Наконец-то понятно, что это — дыхание
Бог, в наших краях, –
все более звучанье аа : будто –
аа-поле, и снова продолженье : аа, –
о, стихотворение Бога.
август 2001
В книге «Расположении счастья» есть стихотворение «Без названия» (см. ниже), которое можно читать и как обычное стихотворение, и как многоголосную партитуру, так как текст состоит из двух столбцов, расположенных на одной странице в две колонки, — это как бы музыкальные Propositio и Confutatio (теза и антитеза). И если эти две колонки, два столбца, к примеру, произнести вслух одновременно (что, может быть, и предполагал автор), тогда возникнет трагичное напряжение единства, сквозь которое и сияет «сама жизнь».
Без названия
Быстро Апрельский дождь
оформить, в саду = город
быстро пока я... в саду...
сформулировать, сад... подготовили
быстро и вышивки... и бусы...
сказать, и птиц... и
ибо — тишину... нако-
так пили... подготовили...
“живем — это и была... сама жизнь —
бываем” — сущность...
— пребываем
3 апреля 2000
Музыка этого сияния жизни намного больше любого «социального» и «разрешённого» (или «неразрешённого»), случайного или неслучайного. Она много больше нас. Именно она будет мерить и создавать «пространство». Именно она — эта музыка — даётся нам как благодать в глубокие часы горя и утраты, когда человек остаётся один на один с самим собой и с той пустотой, что больше любого «пространства». Именно тогда музыка и делает нас человечными, делает нас хоть немного людьми: через бедную память нищего этого пространства, через его шум, когда «шумит — тут шумит — листва художников», когда слышен мучительный трагичный шум времени. Иной, чем у Мандельштама, шум этого (и не-этого) Времени, которое Айги часто пишет с большой (заглавной) буквы.

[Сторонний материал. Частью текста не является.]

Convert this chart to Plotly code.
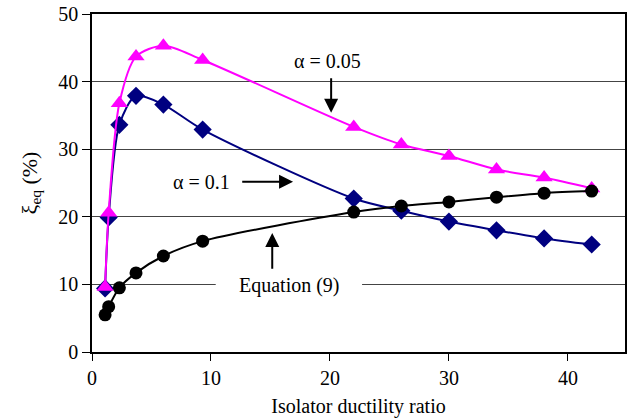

Татьяна Грауз, поэт, прозаик, эссеист
этот текст вошёл в её «Сборник эссе»
Доклад был впервые представлен на Сапгировской конференции «Неподцензурная поэтика. 1950-1980-е», проходившей 17-18 ноября 2017 года в РГГУ.
Используемая литература:
Айги Г. Собрание сочинений в семи томах / Составители Г. Айги, А. Макаров-Кротков. М.: Гилея, 2009.
Айги Г. Разговор на расстоянии. М.: Лимбус-Пресс. 2001.
Айги Г. Расположение счастья. М.: Арго-риск, 2014. (Реконструкция Н. Азаровой и Т. Грауз).
Бирюков С. Року укор. Поэтические начала. М.: РГГУ, 2003.
Бирюков С. Авангард: Модули и векторы. М.: Вест-Консалтинг. 2006
Берченко Р. В поисках утраченного смысла (Болеслав Яворский о «хорошо темперированном клавире»). М. 2005.
Соколова О. Авангардная партитура онтологического мифа: Геннадий и Алексей Айги.
Хузангай А. На пути к ангельскому слову. // Айги. Материалы. Исследования. Эссе. М., 2006. Т. 2.